WHAT THE TASK REQUIRES. Leave out every picture, then transcribe the rest of the listing exactly.

DATASET EXTRACT.
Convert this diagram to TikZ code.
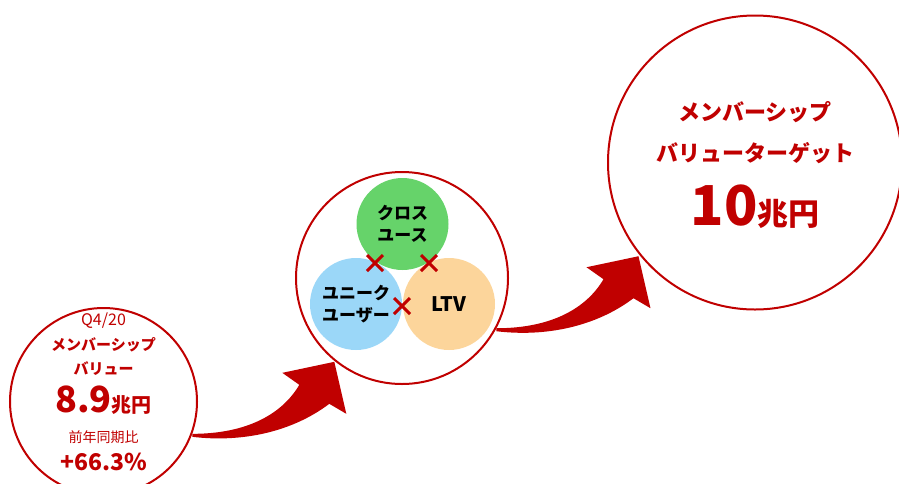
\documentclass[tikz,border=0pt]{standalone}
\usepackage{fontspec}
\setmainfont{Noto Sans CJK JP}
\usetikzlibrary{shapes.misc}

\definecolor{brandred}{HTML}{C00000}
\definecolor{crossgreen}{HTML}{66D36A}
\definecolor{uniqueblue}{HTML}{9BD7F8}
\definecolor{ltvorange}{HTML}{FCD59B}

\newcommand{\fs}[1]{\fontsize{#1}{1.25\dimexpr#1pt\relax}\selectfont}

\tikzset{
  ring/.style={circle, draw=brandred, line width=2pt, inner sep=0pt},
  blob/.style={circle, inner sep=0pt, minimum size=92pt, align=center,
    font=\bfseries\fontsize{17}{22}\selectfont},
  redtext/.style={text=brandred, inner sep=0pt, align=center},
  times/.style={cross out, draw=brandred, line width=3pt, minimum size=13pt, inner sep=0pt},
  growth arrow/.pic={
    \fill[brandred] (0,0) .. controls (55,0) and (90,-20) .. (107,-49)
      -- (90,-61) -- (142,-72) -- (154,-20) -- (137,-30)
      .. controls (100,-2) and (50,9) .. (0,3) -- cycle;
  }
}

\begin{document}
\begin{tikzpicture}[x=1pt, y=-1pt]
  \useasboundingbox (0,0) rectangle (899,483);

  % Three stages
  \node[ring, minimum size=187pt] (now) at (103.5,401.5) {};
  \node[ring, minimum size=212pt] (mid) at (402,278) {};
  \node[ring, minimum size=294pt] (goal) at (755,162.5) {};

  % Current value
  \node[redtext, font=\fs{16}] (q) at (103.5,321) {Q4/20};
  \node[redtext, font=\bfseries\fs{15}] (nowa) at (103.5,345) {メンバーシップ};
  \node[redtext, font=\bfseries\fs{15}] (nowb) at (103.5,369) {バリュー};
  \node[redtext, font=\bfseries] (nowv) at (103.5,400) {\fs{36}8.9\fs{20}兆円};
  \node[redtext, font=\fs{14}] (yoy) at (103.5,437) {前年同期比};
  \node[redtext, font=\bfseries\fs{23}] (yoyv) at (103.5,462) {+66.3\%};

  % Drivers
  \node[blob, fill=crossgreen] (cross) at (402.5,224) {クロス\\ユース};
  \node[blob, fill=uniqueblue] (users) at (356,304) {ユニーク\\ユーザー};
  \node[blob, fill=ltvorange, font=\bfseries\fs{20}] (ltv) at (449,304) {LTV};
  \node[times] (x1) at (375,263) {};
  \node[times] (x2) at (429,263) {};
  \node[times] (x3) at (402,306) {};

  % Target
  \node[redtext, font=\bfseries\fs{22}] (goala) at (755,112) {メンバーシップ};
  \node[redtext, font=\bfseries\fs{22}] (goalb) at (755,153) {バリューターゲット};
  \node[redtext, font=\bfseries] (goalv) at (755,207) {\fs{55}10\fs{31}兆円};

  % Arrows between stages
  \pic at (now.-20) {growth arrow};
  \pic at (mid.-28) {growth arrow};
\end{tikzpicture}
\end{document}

ANSWER TO THE PROBLEM.
Convert this diagram to TikZ code.
\documentclass[tikz,border=0pt]{standalone}
\usepackage{fontspec}
\setmainfont{Noto Sans CJK JP}
\usetikzlibrary{shapes.misc}

\definecolor{brandred}{HTML}{C00000}
\definecolor{crossgreen}{HTML}{66D36A}
\definecolor{uniqueblue}{HTML}{9BD7F8}
\definecolor{ltvorange}{HTML}{FCD59B}

\newcommand{\fs}[1]{\fontsize{#1}{1.25\dimexpr#1pt\relax}\selectfont}

\tikzset{
  ring/.style={circle, draw=brandred, line width=2pt, inner sep=0pt},
  blob/.style={circle, inner sep=0pt, minimum size=92pt, align=center,
    font=\bfseries\fontsize{17}{22}\selectfont},
  redtext/.style={text=brandred, inner sep=0pt, align=center},
  times/.style={cross out, draw=brandred, line width=3pt, minimum size=13pt, inner sep=0pt},
  growth arrow/.pic={
    \fill[brandred] (0,0) .. controls (55,0) and (90,-20) .. (107,-49)
      -- (90,-61) -- (142,-72) -- (154,-20) -- (137,-30)
      .. controls (100,-2) and (50,9) .. (0,3) -- cycle;
  }
}

\begin{document}
\begin{tikzpicture}[x=1pt, y=-1pt]
  \useasboundingbox (0,0) rectangle (899,483);

  % Three stages
  \node[ring, minimum size=187pt] (now) at (103.5,401.5) {};
  \node[ring, minimum size=212pt] (mid) at (402,278) {};
  \node[ring, minimum size=294pt] (goal) at (755,162.5) {};

  % Current value
  \node[redtext, font=\fs{16}] (q) at (103.5,321) {Q4/20};
  \node[redtext, font=\bfseries\fs{15}] (nowa) at (103.5,345) {メンバーシップ};
  \node[redtext, font=\bfseries\fs{15}] (nowb) at (103.5,369) {バリュー};
  \node[redtext, font=\bfseries] (nowv) at (103.5,400) {\fs{36}8.9\fs{20}兆円};
  \node[redtext, font=\fs{14}] (yoy) at (103.5,437) {前年同期比};
  \node[redtext, font=\bfseries\fs{23}] (yoyv) at (103.5,462) {+66.3\%};

  % Drivers
  \node[blob, fill=crossgreen] (cross) at (402.5,224) {クロス\\ユース};
  \node[blob, fill=uniqueblue] (users) at (356,304) {ユニーク\\ユーザー};
  \node[blob, fill=ltvorange, font=\bfseries\fs{20}] (ltv) at (449,304) {LTV};
  \node[times] (x1) at (375,263) {};
  \node[times] (x2) at (429,263) {};
  \node[times] (x3) at (402,306) {};

  % Target
  \node[redtext, font=\bfseries\fs{22}] (goala) at (755,112) {メンバーシップ};
  \node[redtext, font=\bfseries\fs{22}] (goalb) at (755,153) {バリューターゲット};
  \node[redtext, font=\bfseries] (goalv) at (755,207) {\fs{55}10\fs{31}兆円};

  % Arrows between stages
  \pic at (now.-20) {growth arrow};
  \pic at (mid.-28) {growth arrow};
\end{tikzpicture}
\end{document}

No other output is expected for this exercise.